A computer in one's pocket is a powerful tool. And yes, the more easily one can access the web the more useful it becomes. Cellphone connectivity and/or universally accessible broadband Wi-Fi are a logical extension of this sort of device. Cellphones seem to me to be evolving convergently with the PPC, and Palm's efforts of late are along for a similar ride. They'll all eventually merge into a line of similar machines, with varying sizes and prices to suit different market segments, but essentially all offering similar functionality.

It's my perspective that the PPC has done it better, following a more rational path. The PPC has always offered better word processing/data access, more versatile PIM, and by far better multimedia (especially movies) than anything else - though often using third-party softwares, as Microsoft's are decidedly lame for the most part. The PPC will soon incorporate all phone functions at levels of reliability attractive to business users and demanding consumers of whatever sort. Meanwhile there are 'free' cellphones for those who cannot suffer the sometimes temperamental nature of Microsoft's OS ideas. I'm happy to wait for a more ideally converged phone/PPC, one with a nice big touchscreen, great phone functionality, perhaps a Bluetooth earphone/mic that docks in the side of the PPC for storage and charging (and easy access, without wearing the bloody thing all the time and looking like a complete dweeb), dynamite battery life, killer recording quality, a sweet camera, etc. Meantime my clamshell Motorola will do just fine for phone use, and with Wi-Fi practically everwhere there's really not a lot of need for slower. wildly expensive cellphone-style data plans.

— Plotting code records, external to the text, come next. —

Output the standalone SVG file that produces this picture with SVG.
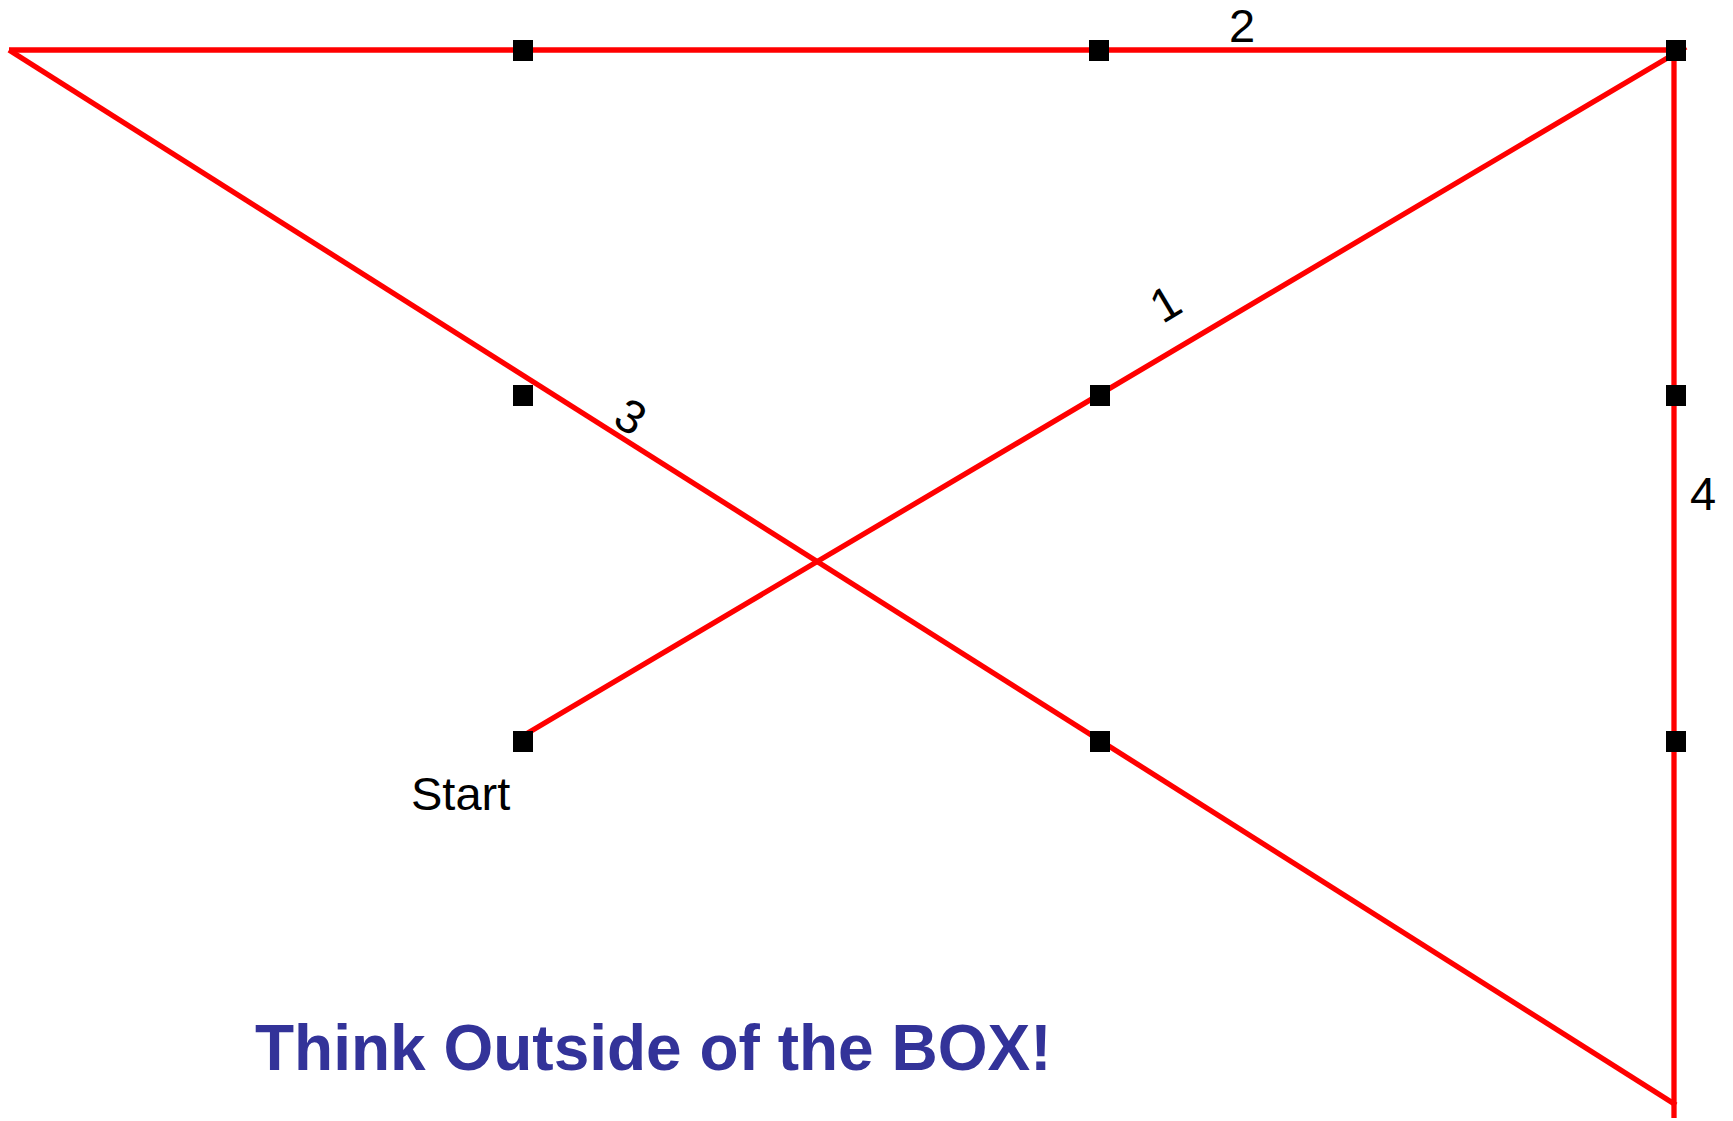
<svg xmlns="http://www.w3.org/2000/svg" width="1733" height="1121" viewBox="0 0 1733 1121">
<style>
.dot{fill:#000}
.ln{stroke:#ff0000;stroke-width:5.3;fill:none;stroke-linecap:butt}
.lbl{font-family:"Liberation Sans",Arial,sans-serif;font-size:47px;fill:#000}
.title{font-family:"Liberation Sans",Arial,sans-serif;font-size:64px;font-weight:bold;fill:#333399}
</style>
<rect width="1733" height="1121" fill="#fff"/>
<g id="connectors">
<line class="ln" x1="521" y1="737" x2="1686" y2="47"/>
<line class="ln" x1="1681" y1="50" x2="9" y2="50"/>
<line class="ln" x1="9" y1="50" x2="1676" y2="1105"/>
<line class="ln" x1="1674" y1="50" x2="1674" y2="1118"/>
</g>
<g id="dots">
<g id="n11"><rect class="dot" x="513" y="40" width="20" height="21"/></g>
<g id="n12"><rect class="dot" x="1089" y="40" width="20" height="21"/></g>
<g id="n13"><rect class="dot" x="1666" y="40" width="20" height="21"/></g>
<g id="n21"><rect class="dot" x="513" y="385" width="20" height="21"/></g>
<g id="n22"><rect class="dot" x="1090" y="385" width="20" height="21"/></g>
<g id="n23"><rect class="dot" x="1666" y="385" width="20" height="21"/></g>
<g id="n31"><rect class="dot" x="513" y="731" width="20" height="21"/></g>
<g id="n32"><rect class="dot" x="1090" y="731" width="20" height="21"/></g>
<g id="n33"><rect class="dot" x="1666" y="731" width="20" height="21"/></g>
</g>
<g id="labels">
<text class="lbl" x="411" y="810">Start</text>
<text class="lbl" x="1229" y="42">2</text>
<text class="lbl" x="1690" y="510">4</text>
<text class="lbl" text-anchor="middle" transform="translate(1165 303) rotate(-31)" x="0" y="17">1</text>
<text class="lbl" text-anchor="middle" transform="translate(631 416) rotate(32)" x="0" y="17">3</text>
</g>
<text class="title" x="255" y="1070">Think Outside of the BOX!</text>
</svg>
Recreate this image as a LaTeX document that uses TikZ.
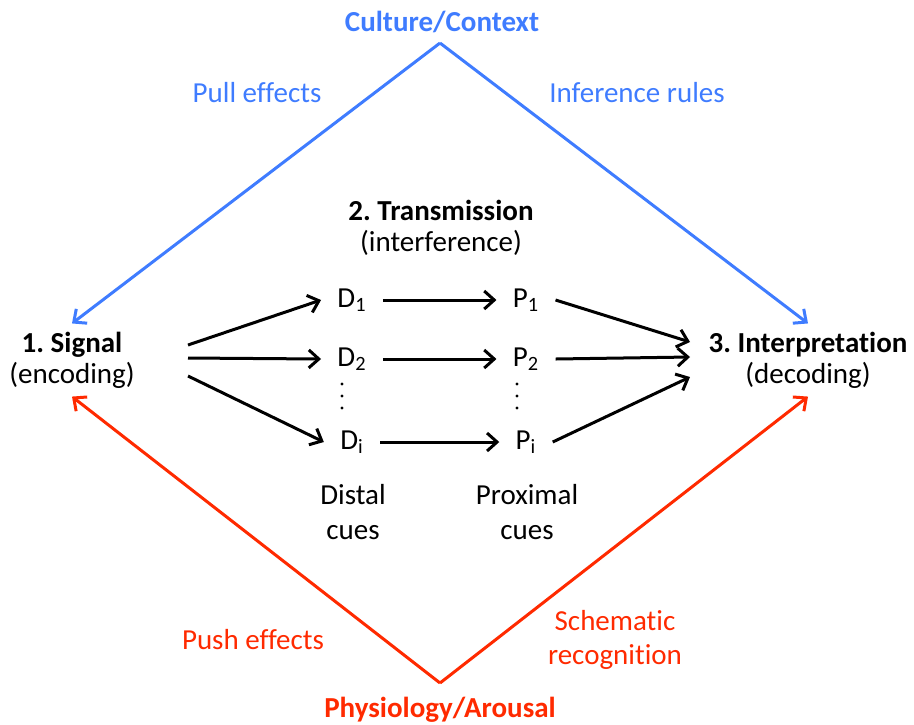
\documentclass[tikz,border=0pt]{standalone}
\usepackage{fontspec}
\setmainfont{Carlito}[Ligatures=NoCommon]
\usetikzlibrary{positioning,arrows.meta,calc}
\definecolor{CtxBlue}{HTML}{3F7CFF}
\definecolor{PhyRed}{HTML}{FF2A00}
\frenchspacing

\begin{document}
\begin{tikzpicture}[
    x=0.5pt, y=-0.5pt,
    font=\fontsize{14.5}{15.5}\selectfont,
    stage/.style={
      align=center,
      inner sep=4pt
    },
    cue/.style={
      inner xsep=8pt,
      inner ysep=1pt
    },
    ctxlabel/.style={
      text=CtxBlue
    },
    phylabel/.style={
      text=PhyRed,
      align=center,
      font=\fontsize{14.5}{17}\selectfont
    },
    cuearrow/.style={
      -{Straight Barb[length=5pt,width=9pt]},
      line width=1.5pt,
      black
    },
    ctxarrow/.style={
      -{Straight Barb[length=5pt,width=9pt]},
      line width=1.5pt,
      CtxBlue
    },
    phyarrow/.style={
      -{Straight Barb[length=5pt,width=9pt]},
      line width=1.5pt,
      PhyRed
    }
  ]
  \useasboundingbox (0,0) rectangle (914,724);

  % Ecken
  \node[ctxlabel, font=\fontsize{14.5}{15.5}\selectfont\bfseries] (culture) at (442,22) {Culture/Context};
  \node[phylabel, font=\fontsize{14.5}{15.5}\selectfont\bfseries] (physio) at (440,710) {Physiology/Arousal};
  \coordinate (cultTop) at (440,43);
  \coordinate (physBot) at (440,683);

  % Stufen
  \node[stage] (signal) at (72,360) {\textbf{1. Signal}\\(encoding)};
  \node[stage] (interp) at (808,360) {\textbf{3. Interpretation}\\(decoding)};
  \node[stage] (trans) at (441,228) {\textbf{2. Transmission}\\(interference)};

  % Cues
  \node[cue] (d1) at (352,300) {D\textsubscript{1}};
  \node[cue] (d2) at (352,359) {D\textsubscript{2}};
  \node[cue] (di) at (352,442) {D\textsubscript{i}};
  \node[cue] (p1) at (526,300) {P\textsubscript{1}};
  \node[cue] (p2) at (526,359) {P\textsubscript{2}};
  \node[cue] (pi) at (526,442) {P\textsubscript{i}};
  \foreach \dy in {0,12,24} {
    \fill (342,384+\dy) circle (0.8pt);
    \fill (517,384+\dy) circle (0.8pt);
  }

  \node[align=center, font=\fontsize{14.5}{17.5}\selectfont] (distal) at (353,512) {Distal\\cues};
  \node[align=center, font=\fontsize{14.5}{17.5}\selectfont] (proximal) at (527,512) {Proximal\\cues};

  % Beschriftung der Kanten
  \node[ctxlabel] (pull) at (257,93) {Pull effects};
  \node[ctxlabel] (infer) at (637,93) {Inference rules};
  \node[phylabel] (push) at (253,640) {Push effects};
  \node[phylabel] (schema) at (615,640) {Schematic\\recognition};

  % Auffaecherung
  \coordinate (sigA) at (188,345);
  \coordinate (sigB) at (188,358);
  \coordinate (sigC) at (188,376);
  \coordinate (intA) at (690,342);
  \coordinate (intB) at (690,357);
  \coordinate (intC) at (690,377);

  \draw[cuearrow] (sigA) -- (d1.west);
  \draw[cuearrow] (sigB) -- (d2.west);
  \draw[cuearrow] (sigC) -- (di.west);
  \draw[cuearrow] (d1) -- (p1);
  \draw[cuearrow] (d2) -- (p2);
  \draw[cuearrow] (di) -- (pi);
  \draw[cuearrow] (p1.east) -- (intA);
  \draw[cuearrow] (p2.east) -- (intB);
  \draw[cuearrow] (pi.east) -- (intC);

  % Rahmen oben und unten
  \draw[ctxarrow] (cultTop) -- (signal.north);
  \draw[ctxarrow] (cultTop) -- (interp.north);
  \draw[phyarrow] (physBot) -- (signal.south);
  \draw[phyarrow] (physBot) -- (interp.south);

\end{tikzpicture}
\end{document}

A rant? Perhaps. I'm a bit frustrated by these articles which keep showing up, stating the bleeding obvious but getting things sort of backwards. Cellphones are trying to become PPCs, but with tiny non-touchscreens making them less functional. PPCs are adding cellphone functionality, without losing the PIM they've always done, and ever increasing in power and breadth of capability. The only really comprehensible reason for this whole process of convergence taking so long is the virtually complete lack of advertising by PPC sellers. I saw a tiny ad in a Source flyer today, for an Asus GPS PPC running WM5. I was almost shocked, as it's so rare to see an actual ad. Pages and pages of cellphones in the same flyer of course...

Menneisyys
05-23-2006, 06:45 AM
Personally, IMHO, to have great gaming capabilities is great. Let's not forget that the Nokia N93 also has hardware-based 3D acceleration. We want the same on the PPC platform.

joker
05-23-2006, 08:03 AM
... allowing a Pocket PC to become more than just it's original intention. ...i claim that pockets pcs never had this particular original intention that you write about. infact as soon as i saw such devices for the first time (around 2000/2001) i saw them in a magazine discussing all the available possibilities such a device has but barely the pim aspect.
as the name implies they were always meant to be personal computers with full capabilities (sooner or later; a device has to evolve) small enough to be carried in a pocket.

ot: some days ago Jack Cook introduced the myvu viewer. that together with pocket pcs is the future.